Touring involves navigating and route finding through potential avalanche terrain, and often requires familiarity with meteorology along with skiing skills. For advocates who possess the skills to safely enter the backcountry in the winter, the rewards of touring can be exceptional. Ski tourers can access mountain ranges and experience solitude, even in areas that would typically be quite crowded in the summer.
 
Competent ski tourers also get to experience the self reliance that few others ever get to experience in the modern world. In many mountain areas, cell phones are worthless and the ski party must rely on self-rescue should something go awry. Whether a tourer is looking for winter powder or spring snow, the emphasis is on being self reliant in the mountains and skiing wild snow.
 
The greater surface area of a ski prevents "postholing" which renders hiking in snow very energetic, slow & inefficient. While snowshoes can also address the hiker's tendency to sink in snow, the fit ski tourer can cover far longer distances because the downhill sections are skied much faster than they could be hiked or snowshoed.
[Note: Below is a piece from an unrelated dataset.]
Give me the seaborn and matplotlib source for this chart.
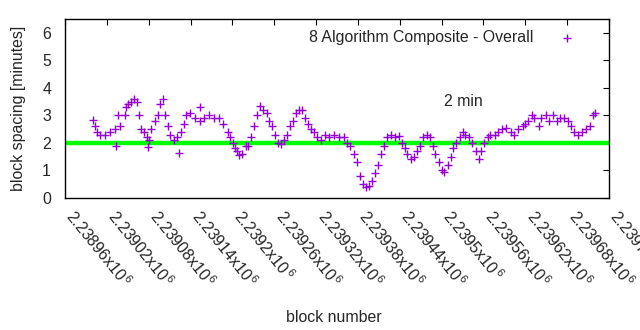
import matplotlib
matplotlib.use("Agg")
import matplotlib.pyplot as plt
import seaborn as sns
import pandas as pd

blocks = [2239000, 2239003, 2239006, 2239010, 2239017, 2239024, 2239031, 2239033, 2239036, 2239039,
          2239046, 2239047, 2239050, 2239054, 2239059, 2239063, 2239066, 2239069, 2239073, 2239077,
          2239079, 2239081, 2239084, 2239089, 2239093, 2239096, 2239100, 2239103, 2239107, 2239111,
          2239117, 2239121, 2239123, 2239126, 2239130, 2239134, 2239139, 2239146, 2239153, 2239153,
          2239160, 2239167, 2239174, 2239181, 2239187, 2239193, 2239197, 2239201, 2239204, 2239206,
          2239210, 2239214, 2239219, 2239223, 2239227, 2239231, 2239236, 2239240, 2239244, 2239249,
          2239253, 2239257, 2239261, 2239266, 2239270, 2239274, 2239279, 2239283, 2239287, 2239291,
          2239296, 2239300, 2239304, 2239309, 2239313, 2239317, 2239321, 2239327, 2239333, 2239339,
          2239346, 2239353, 2239360, 2239364, 2239369, 2239374, 2239379, 2239383, 2239387, 2239391,
          2239396, 2239400, 2239404, 2239409, 2239413, 2239417, 2239421, 2239427, 2239433, 2239439,
          2239443, 2239447, 2239451, 2239456, 2239460, 2239464, 2239469, 2239474, 2239479, 2239483,
          2239487, 2239491, 2239496, 2239500, 2239504, 2239509, 2239513, 2239517, 2239521, 2239526,
          2239530, 2239534, 2239539, 2239544, 2239549, 2239553, 2239557, 2239561, 2239566, 2239570,
          2239576, 2239581, 2239587, 2239593, 2239599, 2239604, 2239610, 2239616, 2239620, 2239624,
          2239629, 2239633, 2239639, 2239643, 2239649, 2239654, 2239660, 2239666, 2239670, 2239676,
          2239681, 2239686, 2239690, 2239696, 2239701, 2239707, 2239713, 2239717, 2239720]
spacing = [2.85, 2.6, 2.4, 2.3, 2.3, 2.4, 2.5, 1.9, 3.0, 2.6,
           3.0, 3.3, 3.4, 3.5, 3.6, 3.5, 3.0, 2.5, 2.4, 2.2,
           1.85, 2.1, 2.5, 2.8, 3.0, 3.4, 3.6, 3.0, 2.6, 2.3,
           2.1, 2.2, 1.65, 2.4, 2.7, 3.0, 3.1, 2.9, 2.8, 3.3,
           2.9, 3.0, 2.9, 2.9, 2.7, 2.4, 2.2, 2.0, 1.8, 1.7,
           1.55, 1.6, 1.9, 1.9, 2.2, 2.6, 3.0, 3.35, 3.2, 3.1,
           2.8, 2.6, 2.3, 2.0, 1.95, 2.1, 2.3, 2.6, 2.8, 3.1,
           3.2, 3.2, 2.9, 2.7, 2.5, 2.4, 2.2, 2.1, 2.3, 2.2,
           2.3, 2.2, 2.2, 2.0, 1.9, 1.6, 1.3, 0.8, 0.5, 0.4,
           0.45, 0.6, 0.9, 1.2, 1.6, 1.9, 2.2, 2.3, 2.2, 2.25,
           2.0, 1.8, 1.6, 1.4, 1.5, 1.7, 1.9, 2.2, 2.3, 2.2,
           1.9, 1.6, 1.3, 1.0, 0.95, 1.2, 1.5, 1.8, 2.0, 2.2,
           2.4, 2.3, 2.2, 2.0, 1.7, 1.4, 1.7, 2.0, 2.2, 2.3,
           2.3, 2.4, 2.5, 2.55, 2.4, 2.3, 2.5, 2.6, 2.7, 2.8,
           3.0, 2.9, 2.6, 2.9, 3.0, 2.8, 3.0, 2.8, 2.9, 2.9,
           2.8, 2.6, 2.4, 2.3, 2.4, 2.5, 2.6, 3.0, 3.1]

xticks = [2238960 + 60 * i for i in range(14)]
xtick_labels = ["2.23896", "2.23902", "2.23908", "2.23914", "2.2392", "2.23926", "2.23932",
                "2.23938", "2.23944", "2.2395", "2.23956", "2.23962", "2.23968", "2.23974"]
yticks = [0, 1, 2, 3, 4, 5, 6]
target = 2.0
series_label = "8 Algorithm Composite - Overall"

sns.set_theme(style="white")
plt.rcParams['font.family'] = ['Liberation Sans', 'DejaVu Sans']
plt.rcParams['mathtext.fontset'] = 'custom'
plt.rcParams['mathtext.rm'] = 'Liberation Sans'

FS = 11.4
fig = plt.figure(figsize=(6.4, 3.3), dpi=100)
ax = fig.add_axes([65 / 640, 132 / 330, 544 / 640, 179 / 330])

ax.axhline(target, color="#00ff00", linewidth=3.2, zorder=1)
df = pd.DataFrame({"block": blocks, "spacing": spacing})
sns.scatterplot(data=df, x="block", y="spacing", marker="+", s=40, color="#9400d3",
                linewidth=1.0, ax=ax, label=series_label, zorder=3)

ax.set_xlim(2238960, 2239740)
ax.set_ylim(0, 6.5)
ax.set_xticks(xticks)
ax.set_xticklabels([s + r"x10$^{\,6}$" for s in xtick_labels], rotation=-51,
                   ha="left", va="baseline", rotation_mode="anchor", fontsize=FS)
ax.set_yticks(yticks)
ax.set_yticklabels([str(v) for v in yticks], fontsize=FS)
ax.tick_params(direction="in", length=4, width=0.8, top=True, right=True,
               labeltop=False, labelright=False, color="black")
ax.tick_params(axis="x", pad=13.5)
ax.tick_params(axis="y", pad=10)
for sp in ax.spines.values():
    sp.set_color("black")
    sp.set_linewidth(1.0)

ax.set_xlabel("block number", fontsize=FS)
ax.xaxis.set_label_coords(269 / 544, -112 / 179)
ax.set_ylabel("block spacing [minutes]", fontsize=FS)
ax.yaxis.set_label_coords(-39 / 544, 0.5)
ax.text(2239504, 3.5, "2 min", fontsize=FS, ha="left", va="center")

leg = ax.legend(loc="upper right", frameon=False, markerfirst=False, fontsize=FS,
                handletextpad=1.15, borderaxespad=0.3, bbox_to_anchor=(0.9725, 1.0))

fig.savefig("out.png", dpi=100)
Even traveling on flat sections is made more efficient by the ski's ability to glide, which extends the stride but does not require expenditure of additional energy.
 
The main technical challenge is posed by steep ascents, where tourers have to proceed diagonally across the face of the slope and change direction using a particular cross-legged turning technique that requires great sense of balance. The snow conditions, deep powder or uneven spring snow, as well as the steepness of the incline, add to the difficulty of the turn, and to the potential risks of a fall.
 
Snow conditions and the landscape pose the other technical challenges: the gliding step, very similar to that of cross-country skiing, that is the chief propelling motion of the skier, can be made very difficult by hard-packed or icy snow (if the slope is steep, special crampons have to be applied to the skis to maintain balance), by uneven or easily crushed snow, typical of spring, by low vegetation when going through wooded patches at low altitudes. It can be tough, but it is all part of the exhilerating ski mountaineering experience.